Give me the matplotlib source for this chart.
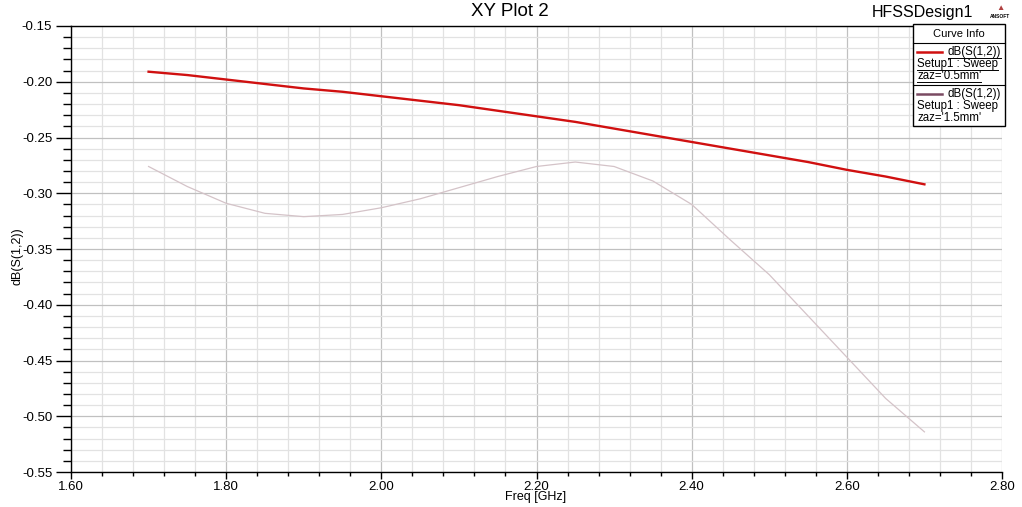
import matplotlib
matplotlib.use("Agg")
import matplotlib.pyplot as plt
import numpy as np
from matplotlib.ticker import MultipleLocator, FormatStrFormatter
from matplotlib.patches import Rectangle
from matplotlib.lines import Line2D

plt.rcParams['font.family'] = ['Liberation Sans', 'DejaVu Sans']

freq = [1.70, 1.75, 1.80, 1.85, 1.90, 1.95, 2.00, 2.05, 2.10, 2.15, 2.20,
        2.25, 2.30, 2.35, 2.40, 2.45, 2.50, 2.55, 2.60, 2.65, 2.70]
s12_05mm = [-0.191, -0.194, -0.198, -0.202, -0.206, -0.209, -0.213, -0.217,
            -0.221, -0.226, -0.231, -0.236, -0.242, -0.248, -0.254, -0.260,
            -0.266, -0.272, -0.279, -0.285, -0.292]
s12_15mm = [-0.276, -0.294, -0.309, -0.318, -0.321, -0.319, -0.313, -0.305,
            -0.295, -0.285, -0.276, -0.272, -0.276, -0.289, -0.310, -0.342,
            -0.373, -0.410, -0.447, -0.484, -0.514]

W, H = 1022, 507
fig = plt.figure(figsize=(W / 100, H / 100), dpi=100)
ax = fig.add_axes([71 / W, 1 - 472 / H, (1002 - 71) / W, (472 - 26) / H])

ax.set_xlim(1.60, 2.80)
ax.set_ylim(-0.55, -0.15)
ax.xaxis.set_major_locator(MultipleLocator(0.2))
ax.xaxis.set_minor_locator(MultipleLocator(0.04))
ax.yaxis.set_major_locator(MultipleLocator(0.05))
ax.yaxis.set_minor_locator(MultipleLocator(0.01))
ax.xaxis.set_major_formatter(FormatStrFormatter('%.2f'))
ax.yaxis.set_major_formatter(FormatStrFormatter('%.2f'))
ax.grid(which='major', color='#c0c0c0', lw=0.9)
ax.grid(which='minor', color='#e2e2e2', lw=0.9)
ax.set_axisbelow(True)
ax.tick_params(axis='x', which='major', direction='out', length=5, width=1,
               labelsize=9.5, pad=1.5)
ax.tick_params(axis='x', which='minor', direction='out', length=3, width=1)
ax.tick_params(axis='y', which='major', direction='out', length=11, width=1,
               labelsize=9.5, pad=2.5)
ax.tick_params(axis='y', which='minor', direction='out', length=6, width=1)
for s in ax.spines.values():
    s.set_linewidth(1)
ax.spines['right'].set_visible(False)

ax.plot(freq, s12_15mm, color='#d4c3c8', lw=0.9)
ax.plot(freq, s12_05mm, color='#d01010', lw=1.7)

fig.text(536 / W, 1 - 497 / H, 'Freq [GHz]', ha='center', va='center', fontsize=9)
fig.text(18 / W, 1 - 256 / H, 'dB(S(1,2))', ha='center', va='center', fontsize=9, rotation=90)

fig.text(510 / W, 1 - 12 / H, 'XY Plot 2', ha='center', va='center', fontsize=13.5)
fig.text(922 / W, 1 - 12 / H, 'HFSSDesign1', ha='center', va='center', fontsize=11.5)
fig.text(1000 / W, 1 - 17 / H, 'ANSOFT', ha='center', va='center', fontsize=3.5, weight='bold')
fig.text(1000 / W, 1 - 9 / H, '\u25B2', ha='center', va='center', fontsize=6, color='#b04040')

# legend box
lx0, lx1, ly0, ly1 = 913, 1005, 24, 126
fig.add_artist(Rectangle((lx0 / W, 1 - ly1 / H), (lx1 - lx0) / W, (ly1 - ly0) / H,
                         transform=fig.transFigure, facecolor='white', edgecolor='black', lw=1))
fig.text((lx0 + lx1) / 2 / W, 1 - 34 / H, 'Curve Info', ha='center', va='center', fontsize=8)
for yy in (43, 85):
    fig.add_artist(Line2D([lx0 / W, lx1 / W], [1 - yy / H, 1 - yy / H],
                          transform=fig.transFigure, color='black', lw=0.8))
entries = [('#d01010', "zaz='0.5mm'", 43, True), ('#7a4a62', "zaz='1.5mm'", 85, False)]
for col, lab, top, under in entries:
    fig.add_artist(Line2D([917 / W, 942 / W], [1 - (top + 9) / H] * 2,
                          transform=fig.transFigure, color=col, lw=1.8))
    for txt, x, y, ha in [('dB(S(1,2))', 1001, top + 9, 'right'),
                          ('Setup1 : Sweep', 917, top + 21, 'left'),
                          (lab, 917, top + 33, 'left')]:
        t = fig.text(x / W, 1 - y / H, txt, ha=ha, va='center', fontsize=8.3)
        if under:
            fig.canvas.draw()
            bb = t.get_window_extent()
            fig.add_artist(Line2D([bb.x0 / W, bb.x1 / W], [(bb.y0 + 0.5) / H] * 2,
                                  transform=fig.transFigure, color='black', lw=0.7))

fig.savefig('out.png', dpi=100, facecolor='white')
########
Restate the data above word for word. Skip every picture.

Give me the matplotlib source for this chart.
import matplotlib
matplotlib.use("Agg")
import matplotlib.pyplot as plt
import numpy as np
from matplotlib.ticker import MultipleLocator, FormatStrFormatter
from matplotlib.patches import Rectangle
from matplotlib.lines import Line2D

plt.rcParams['font.family'] = ['Liberation Sans', 'DejaVu Sans']

freq = [1.70, 1.75, 1.80, 1.85, 1.90, 1.95, 2.00, 2.05, 2.10, 2.15, 2.20,
        2.25, 2.30, 2.35, 2.40, 2.45, 2.50, 2.55, 2.60, 2.65, 2.70]
s12_05mm = [-0.191, -0.194, -0.198, -0.202, -0.206, -0.209, -0.213, -0.217,
            -0.221, -0.226, -0.231, -0.236, -0.242, -0.248, -0.254, -0.260,
            -0.266, -0.272, -0.279, -0.285, -0.292]
s12_15mm = [-0.276, -0.294, -0.309, -0.318, -0.321, -0.319, -0.313, -0.305,
            -0.295, -0.285, -0.276, -0.272, -0.276, -0.289, -0.310, -0.342,
            -0.373, -0.410, -0.447, -0.484, -0.514]

W, H = 1022, 507
fig = plt.figure(figsize=(W / 100, H / 100), dpi=100)
ax = fig.add_axes([71 / W, 1 - 472 / H, (1002 - 71) / W, (472 - 26) / H])

ax.set_xlim(1.60, 2.80)
ax.set_ylim(-0.55, -0.15)
ax.xaxis.set_major_locator(MultipleLocator(0.2))
ax.xaxis.set_minor_locator(MultipleLocator(0.04))
ax.yaxis.set_major_locator(MultipleLocator(0.05))
ax.yaxis.set_minor_locator(MultipleLocator(0.01))
ax.xaxis.set_major_formatter(FormatStrFormatter('%.2f'))
ax.yaxis.set_major_formatter(FormatStrFormatter('%.2f'))
ax.grid(which='major', color='#c0c0c0', lw=0.9)
ax.grid(which='minor', color='#e2e2e2', lw=0.9)
ax.set_axisbelow(True)
ax.tick_params(axis='x', which='major', direction='out', length=5, width=1,
               labelsize=9.5, pad=1.5)
ax.tick_params(axis='x', which='minor', direction='out', length=3, width=1)
ax.tick_params(axis='y', which='major', direction='out', length=11, width=1,
               labelsize=9.5, pad=2.5)
ax.tick_params(axis='y', which='minor', direction='out', length=6, width=1)
for s in ax.spines.values():
    s.set_linewidth(1)
ax.spines['right'].set_visible(False)

ax.plot(freq, s12_15mm, color='#d4c3c8', lw=0.9)
ax.plot(freq, s12_05mm, color='#d01010', lw=1.7)

fig.text(536 / W, 1 - 497 / H, 'Freq [GHz]', ha='center', va='center', fontsize=9)
fig.text(18 / W, 1 - 256 / H, 'dB(S(1,2))', ha='center', va='center', fontsize=9, rotation=90)

fig.text(510 / W, 1 - 12 / H, 'XY Plot 2', ha='center', va='center', fontsize=13.5)
fig.text(922 / W, 1 - 12 / H, 'HFSSDesign1', ha='center', va='center', fontsize=11.5)
fig.text(1000 / W, 1 - 17 / H, 'ANSOFT', ha='center', va='center', fontsize=3.5, weight='bold')
fig.text(1000 / W, 1 - 9 / H, '\u25B2', ha='center', va='center', fontsize=6, color='#b04040')

# legend box
lx0, lx1, ly0, ly1 = 913, 1005, 24, 126
fig.add_artist(Rectangle((lx0 / W, 1 - ly1 / H), (lx1 - lx0) / W, (ly1 - ly0) / H,
                         transform=fig.transFigure, facecolor='white', edgecolor='black', lw=1))
fig.text((lx0 + lx1) / 2 / W, 1 - 34 / H, 'Curve Info', ha='center', va='center', fontsize=8)
for yy in (43, 85):
    fig.add_artist(Line2D([lx0 / W, lx1 / W], [1 - yy / H, 1 - yy / H],
                          transform=fig.transFigure, color='black', lw=0.8))
entries = [('#d01010', "zaz='0.5mm'", 43, True), ('#7a4a62', "zaz='1.5mm'", 85, False)]
for col, lab, top, under in entries:
    fig.add_artist(Line2D([917 / W, 942 / W], [1 - (top + 9) / H] * 2,
                          transform=fig.transFigure, color=col, lw=1.8))
    for txt, x, y, ha in [('dB(S(1,2))', 1001, top + 9, 'right'),
                          ('Setup1 : Sweep', 917, top + 21, 'left'),
                          (lab, 917, top + 33, 'left')]:
        t = fig.text(x / W, 1 - y / H, txt, ha=ha, va='center', fontsize=8.3)
        if under:
            fig.canvas.draw()
            bb = t.get_window_extent()
            fig.add_artist(Line2D([bb.x0 / W, bb.x1 / W], [(bb.y0 + 0.5) / H] * 2,
                                  transform=fig.transFigure, color='black', lw=0.7))

fig.savefig('out.png', dpi=100, facecolor='white')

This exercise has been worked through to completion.